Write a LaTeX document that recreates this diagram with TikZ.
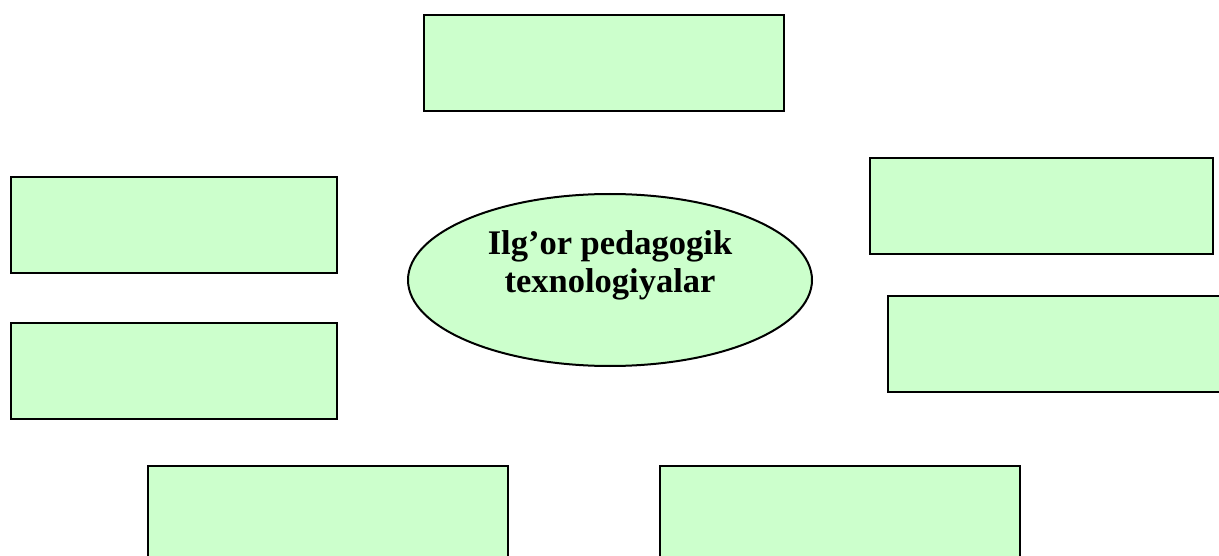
\documentclass[tikz,border=0pt]{standalone}
\usepackage{fontspec}
\setmainfont{Liberation Serif}
\usetikzlibrary{shapes.geometric}
\definecolor{mint}{HTML}{CCFFCC}

\begin{document}
\begin{tikzpicture}[x=1pt,y=-1pt,
    cell/.style={rectangle,draw=black,fill=mint,line width=2.4pt,minimum width=#1,minimum height=96pt,inner sep=0pt,anchor=north west},
    hub/.style={ellipse,draw=black,fill=mint,line width=2pt,minimum width=404pt,minimum height=172pt,inner sep=0pt},
    title/.style={font=\bfseries\fontsize{34.5}{38}\selectfont,align=center},
]
    \clip (0,0) rectangle (1219,556);
    % central idea
    \node[hub] (hub) at (610,280) {};
    \node[title] (topic) at (610,265) {Ilg’or pedagogik\\texnologiyalar};
    % empty boxes around it
    \node[cell=360pt] (top) at (423,14) {};
    \node[cell=326pt] (left1) at (10,176) {};
    \node[cell=326pt] (left2) at (10,322) {};
    \node[cell=343pt] (right1) at (869,157) {};
    \node[cell=343pt] (right2) at (887,295) {};
    \node[cell=360pt] (bottom1) at (147,465) {};
    \node[cell=360pt] (bottom2) at (659,465) {};
\end{tikzpicture}
\end{document}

**PROBLEM**
Every line is to be duplicated exactly, though pictures stay out.

**ANSWER TO THE PROBLEM**
Write a LaTeX document that recreates this diagram with TikZ.
\documentclass[tikz,border=0pt]{standalone}
\usepackage{fontspec}
\setmainfont{Liberation Serif}
\usetikzlibrary{shapes.geometric}
\definecolor{mint}{HTML}{CCFFCC}

\begin{document}
\begin{tikzpicture}[x=1pt,y=-1pt,
    cell/.style={rectangle,draw=black,fill=mint,line width=2.4pt,minimum width=#1,minimum height=96pt,inner sep=0pt,anchor=north west},
    hub/.style={ellipse,draw=black,fill=mint,line width=2pt,minimum width=404pt,minimum height=172pt,inner sep=0pt},
    title/.style={font=\bfseries\fontsize{34.5}{38}\selectfont,align=center},
]
    \clip (0,0) rectangle (1219,556);
    % central idea
    \node[hub] (hub) at (610,280) {};
    \node[title] (topic) at (610,265) {Ilg’or pedagogik\\texnologiyalar};
    % empty boxes around it
    \node[cell=360pt] (top) at (423,14) {};
    \node[cell=326pt] (left1) at (10,176) {};
    \node[cell=326pt] (left2) at (10,322) {};
    \node[cell=343pt] (right1) at (869,157) {};
    \node[cell=343pt] (right2) at (887,295) {};
    \node[cell=360pt] (bottom1) at (147,465) {};
    \node[cell=360pt] (bottom2) at (659,465) {};
\end{tikzpicture}
\end{document}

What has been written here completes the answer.